PENSACOLA, Fla. – Authorities say the man charged with setting fire to a Florida Panhandle abortion clinic long targeted by violence told investigators he was motivated by his hatred for abortion.
In an affidavit released late Thursday, prosecutors said 41-year-old Bobby Joe Rogers told investigators that he made a fire bomb and threw it at the Pensacola clinic early Sunday.
Rogers said he was pushed to action after he saw a young woman enter the clinic for an abortion while he was standing outside the clinic with a group of protesters recently.
Bobby Joe Rogers, 41, was charged with one count of damaging a building by fire or explosive and was being held Thursday at the Escambia County Jail, authorities said earlier in the day. He could face up to 20 years in prison if convicted.
Little was known about Rogers including any motive he may have had for torching the office of American Family Planning.
Court documents painted a picture of Rogers as a drifter with a criminal past.
Investigators initially said Rogers was from Tuscaloosa, Ala., and later said he was from Pensacola. They offered no reason for the discrepancy. Jail records listed no address.
Investigators said tips from the Pensacola community led to Rogers' arrest in the early New Year's day blaze.
The two-story Pensacola clinic that was gutted by flames has been attacked before. It was bombed on Christmas Day in 1984, and in 1994 a doctor and a volunteer who escorted patients to and from the clinic were shot to death as they arrived. The gunman, Paul Hill, was executed in 2003.
No one was hurt in Sunday's fire, which was reported around 1 a.m. that morning.
Investigators from a federal joint terrorism task force and the Bureau of Alcohol, Tobacco, Firearms and Explosives joined the investigation headed by the state fire marshal.
Rogers had a brief preliminary hearing on Thursday.
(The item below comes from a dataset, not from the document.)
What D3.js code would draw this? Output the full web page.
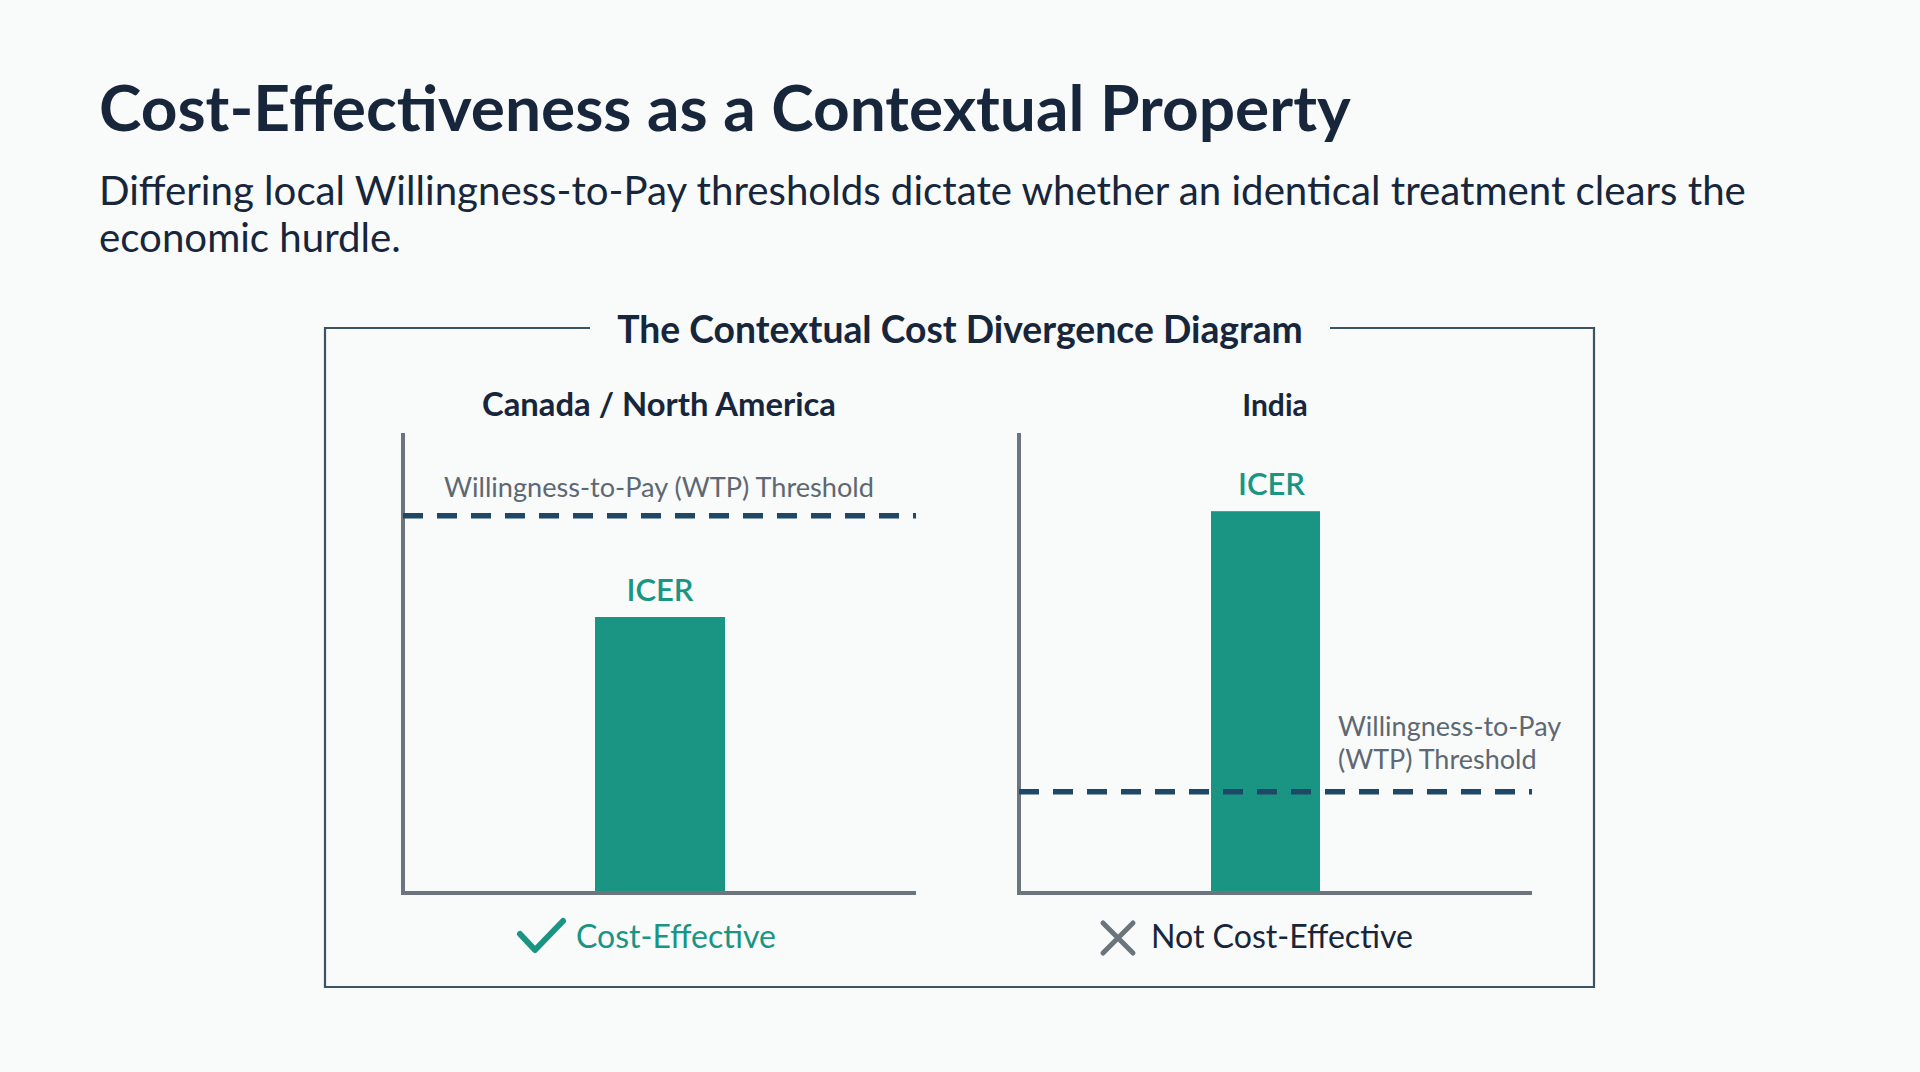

He waived his right to detention hearing and to a preliminary hearing and agreed to be represented by the federal public defender's office.
An affidavit detailing the circumstances of Rogers arrest was initially sealed by the court clerk, but prosecutors had requested that it be unsealed.
Records from Alachua County show Rogers was arrested on Dec. 12, 2009, on charges of vehicle theft. Art Forgey, spokesman for the Alachua County Sheriff's office said he spent three months in the Alachua County Jail. Court records from the Alachua County case were not immediately available.
Rogers offered only "some kind of prison release ID card," when he and another man were pulled over driving the stolen car in 2009, the arresting officer wrote in his report.
The officer stopped the 1994 Mercury Sable because of a malfunctioning headlight. Rogers was the passenger.
"When I approached the vehicle the driver and the passenger appeared nervous. I could see open containers of beer in the car driver side and passenger side," the highway patrol officer wrote.
The driver had a suspended license and Rogers, who gave an address in Boca Raton, had no license. Both men were arrested on charges of grand theft auto. The arrest report indicated that Rogers had been drinking and that the officer was uncertain if Rogers had taken any drugs.
The 2009 arrest report spells Rogers last name "Rodgers," but his photo and his birthdate match.
Investigators said Sunday's blaze began behind the clinic in a wooded area and that the building burned without notice for a while because of the dense fog that had settled over the region that morning.
American Family Planning has been the site of near-daily protests with anti-abortion activists carrying Bibles, crosses and signs, but the violence that marked the clinic in the mid1990s had stopped before the New Year's blaze.
Pensacola was the site of other abortion-related violence in 1993 when Dr. David Gunn was shot and killed at another clinic by an abortion protester.